Saturn's rings will become invisible to naked eye by 2025: Nasa

Next time Saturn-gazers will get to see its rings in October 2038, ahead of two events in the following year

By Web Desk
November 07, 2023
This picture shows Saturns rings which are expected to vanish from view in 2025. — AFP/ Nasa-JPL/Caltech
This picture shows Saturn's rings which are expected to vanish from view in 2025. — AFP/ Nasa-JPL/Caltech

Saturn-gazers have only a little more than a year left to enjoy the gas planet's distinctive interstellar hula hoops as the US space agency, Nasa recently disclosed that they will disappear from view in 18 months, the New York Post reported on Monday.
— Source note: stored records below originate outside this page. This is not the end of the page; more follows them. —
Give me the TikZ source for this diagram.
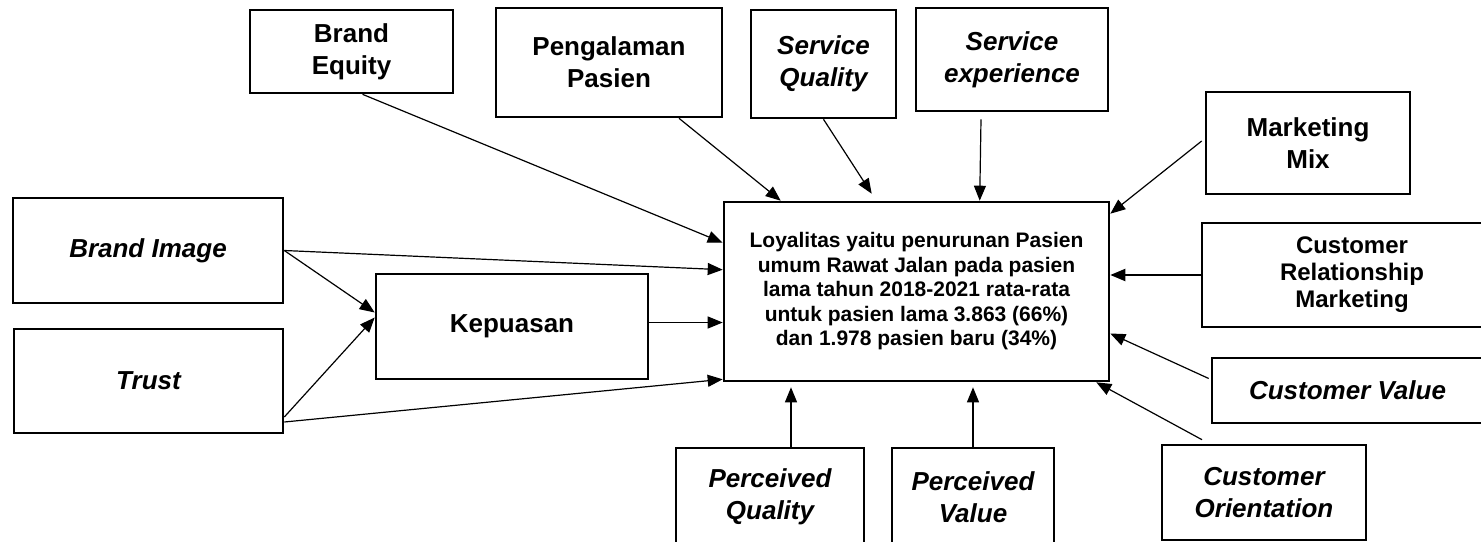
\documentclass[tikz,border=0pt]{standalone}
\usepackage{fontspec}
\setmainfont{Liberation Sans}
\usetikzlibrary{arrows.meta,calc}

\begin{document}
\begin{tikzpicture}[x=1pt, y=-1pt,
    % Styles
    factor/.style={draw=black, line width=2.6pt, align=center, inner sep=0pt, font=\fontsize{26}{32}\selectfont\bfseries},
    factor-it/.style={factor, font=\fontsize{26}{32}\selectfont\bfseries\itshape},
    loyalty/.style={draw=black, line width=2.6pt, align=center, inner sep=0pt, minimum width=385pt, minimum height=179pt, font=\fontsize{21}{24.5}\selectfont\bfseries},
    influence-arrow/.style={-{Triangle[length=15pt,width=12pt]}, line width=1.2pt, black},
]

\useasboundingbox (0,0) rectangle (1481,541);
\clip (0,0) rectangle (1481,541);

% Top row
\node[factor, minimum width=203pt, minimum height=83pt] (equity) at (351.5,51.5) {Brand\\Equity};
\node[factor, minimum width=226pt, minimum height=109pt] (pengalaman) at (609,62.5) {Pengalaman\\Pasien};
\node[factor-it, minimum width=145pt, minimum height=108pt] (squality) at (823.5,64) {Service\\Quality};
\node[factor-it, minimum width=192pt, minimum height=103pt] (sexperience) at (1012,59.5) {Service\\experience};

% Right column
\node[factor, minimum width=204pt, minimum height=102pt] (mix) at (1308,143) {Marketing\\Mix};
\node[factor, font=\fontsize{24}{27}\selectfont\bfseries, minimum width=300pt, minimum height=104pt] (crm) at (1352,275) {Customer\\Relationship\\Marketing};
\node[factor-it, minimum width=271pt, minimum height=65pt] (cvalue) at (1347.5,390.5) {Customer Value};
\node[factor-it, minimum width=204pt, minimum height=95pt] (orientation) at (1264,492.5) {Customer\\Orientation};

% Bottom row
\node[factor-it, minimum width=188pt, minimum height=98pt] (pquality) at (770,497) {Perceived\\Quality};
\node[factor-it, minimum width=162pt, minimum height=98pt] (pvalue) at (973,497) {Perceived\\Value};

% Left side
\node[factor-it, minimum width=270pt, minimum height=105pt] (image) at (148,250.5) {Brand Image};
\node[factor-it, minimum width=269pt, minimum height=104pt] (trust) at (148.5,381) {Trust};
\node[factor, minimum width=272pt, minimum height=105pt] (kepuasan) at (512,326.5) {Kepuasan};

% Central box
\node[loyalty] (loyal) at (916.5,291.5) {Loyalitas yaitu penurunan Pasien\\umum Rawat Jalan pada pasien\\lama tahun 2018-2021 rata-rata\\untuk pasien lama 3.863 (66\%)\\dan 1.978 pasien baru (34\%)};

% Arrows from the top
\draw[influence-arrow] ($(equity.south)+(11,0)$) -- ($(loyal.north west)+(0,42)$);
\draw[influence-arrow] ($(pengalaman.south)+(70,0)$) -- ($(loyal.north west)+(58,0)$);
\draw[influence-arrow] (squality.south) -- ($(loyal.north west)+(149,-7)$);
\draw[influence-arrow] ($(sexperience.south)+(-31,7)$) -- ($(loyal.north west)+(257,0)$);

% Arrows from the right
\draw[influence-arrow] ($(mix.west)+(-3,-2)$) -- ($(loyal.north east)+(0,13)$);
\draw[influence-arrow, line width=2pt] (crm.west) -- (loyal.east |- crm.west);
\draw[influence-arrow] ($(cvalue.west)+(-2,-12)$) -- ($(loyal.east)+(0,42)$);
\draw[influence-arrow] ($(orientation.north)+(-62,-4)$) -- ($(loyal.south east)+(-14,0)$);

% Arrows from the bottom
\coordinate (pq-top) at ($(pquality.north)+(21,0)$);
\draw[influence-arrow] (pq-top) -- ($(pq-top |- loyal.south)+(0,5)$);
\draw[influence-arrow] (pvalue.north) -- ($(pvalue.north |- loyal.south)+(0,5)$);

% Arrows from the left
\draw[influence-arrow] (image.east) -- ($(loyal.north west)+(0,69)$);
\draw[influence-arrow] (image.east) -- ($(kepuasan.west)+(0,-14)$);
\draw[influence-arrow] ($(trust.east)+(0,36)$) -- ($(kepuasan.west)+(0,-9)$);
\draw[influence-arrow] ($(trust.east)+(0,41)$) -- ($(loyal.south west)+(0,-3)$);
\draw[influence-arrow] ($(kepuasan.east)+(0,-4)$) -- ($(loyal.west)+(0,31)$);

\end{tikzpicture}
\end{document}
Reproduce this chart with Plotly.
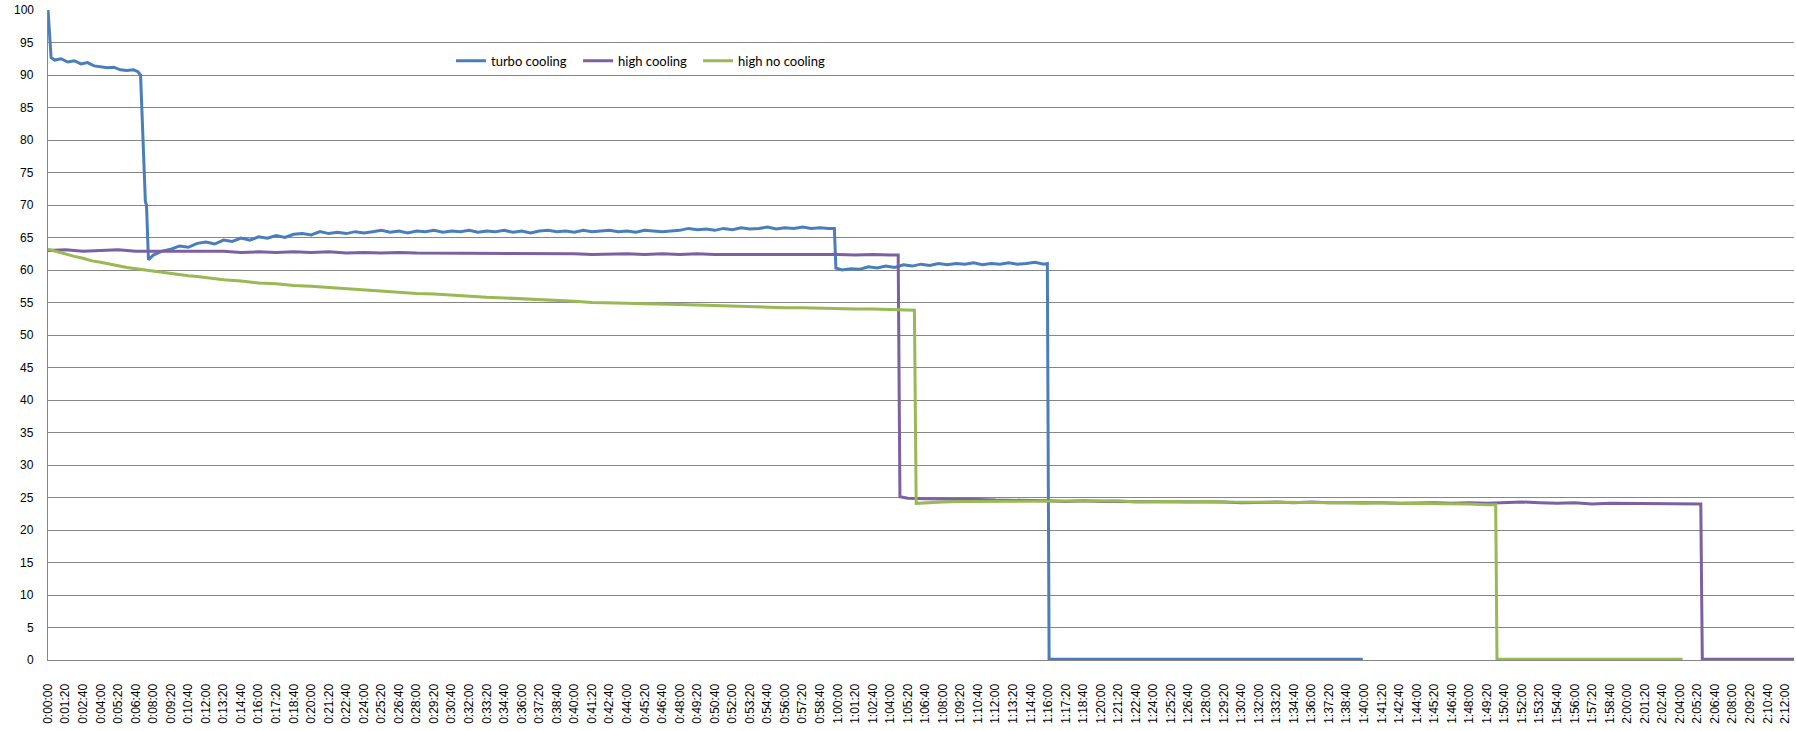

The disappearance of the rings, fortunately, will only be due to an optical illusion, Nasa added.

By March 2025, Saturn's famous rings — which span 43,500 to 87,000 miles, or the equivalent of 30 Earths — will no longer be visible from Earth because of the planet's tilt within its orbit.

The Earth sees Saturn on a horizontal plane every 13.5 to 15.7 years, causing cosmic dust bands to appear invisible. Despite their vastness, the rings are as thin as 300 feet in most places, despite being 746 million miles away.

The tilt of the adorned planet is currently 9 degrees downward and will drop to a barely noticeable 3.7 degrees by 2024.

According to Earth.com, seeing these celestial circles will resemble "a sheet of paper edge-on when it's positioned at the far end of a soccer field" when this angle reaches zero in March 2025.

This illustration shows Saturns tilt and view of its rings in upcoming years. — Nasa/File
This illustration shows Saturn's tilt and view of its rings in upcoming years. — Nasa/File

Thankfully, we will not have to wait long for the ring’s return. The sixth rock from the Sun will rotate again, showcasing the other side of its hoops, with a peak display occurring in 2032 when the angle of tilt will hit 27 degrees.

The next time we will see Saturn from its side will be on October 15, 2038, with the next two events occurring on April 1 and July 9, 2039, forming an intergalactic hat trick.

Saturn has seven distinct rings, which are comprised of ice, rocky debris and dust, believed to be the remnants of comets, asteroids, and moons that were renamed by the planet’s powerful gravitational pull.

Unfortunately, these celestial bracelets could soon disappear for good and not just due to an orbital illusion.

Scientists claim that Saturn’s rings could vanish in as little as 300 million years — a blip on the cosmic time scale.